Yes — and this is one of the most disputed areas in property insurance claims. Insurers argue that hail bruising is cosmetic because the roof doesn't leak immediately. Homeowners and contractors argue that granule displacement caused by hail accelerates UV degradation of the asphalt mat, leading to cracking and leaks within 3-7 years — making it functional damage. Courts have split on this issue. A contractor's written report documenting granule displacement and mat fracture, or a metallurgical engineer's report for metal roofs, can support an argument that the damage is functional rather than purely cosmetic.
What is a matching limitation and when does it apply?
A matching limitation restricts your insurer to replacing only the sections of your roof that were directly damaged, without paying to replace undamaged sections that no longer match. Roofing manufacturers change colors every 8-10 years, so exact matches become impossible on roofs more than a few years old. Without a matching limitation, insurers in matching states must achieve a "reasonably uniform appearance" — which can mean replacing a larger section or the entire roof. With a matching limitation endorsement, they replace only the damaged panels or shingles, leaving you with a mismatched exterior.
How do I find out if my policy has these exclusions?
Search your policy endorsements for: "cosmetic damage," "marring, pitting," "does not prevent the roof from continuing to function," "HO 04 93" (ISO form number), or "we will not pay to replace undamaged." Call your agent and ask directly: "Does my policy have a cosmetic damage exclusion?" and "Does my policy require matching undamaged sections after a partial loss?" Get the answers in writing. Cosmetic damage endorsements are sometimes added at renewal without a separate notification beyond the renewal documents.
What states require insurers to match undamaged roof sections?

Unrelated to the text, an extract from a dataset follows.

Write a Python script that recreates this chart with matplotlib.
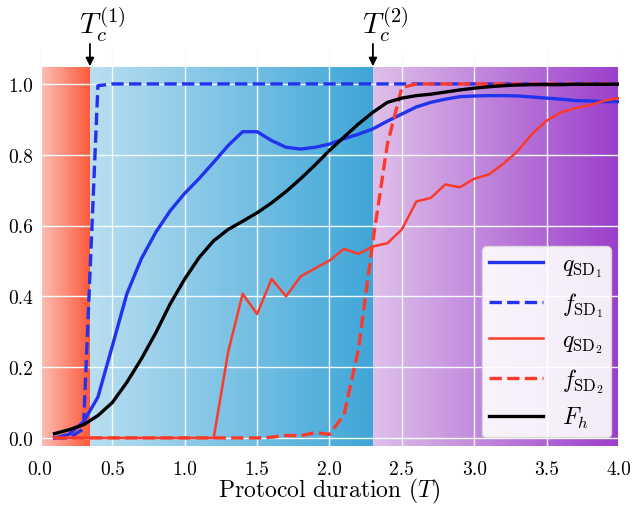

Thirteen states have codified matching requirements, including California, Florida, Iowa, Kentucky, Ohio, Tennessee, and Utah. Florida specifically has a 40% damage threshold for post-2009 roofs. The NAIC Unfair Claims Settlement Practices Model Regulation also states insurers must replace items "so as to conform to a reasonably uniform appearance," which courts have applied in multiple states even without specific matching statutes. In states without matching laws, insurers generally have more discretion to limit replacement to damaged sections only.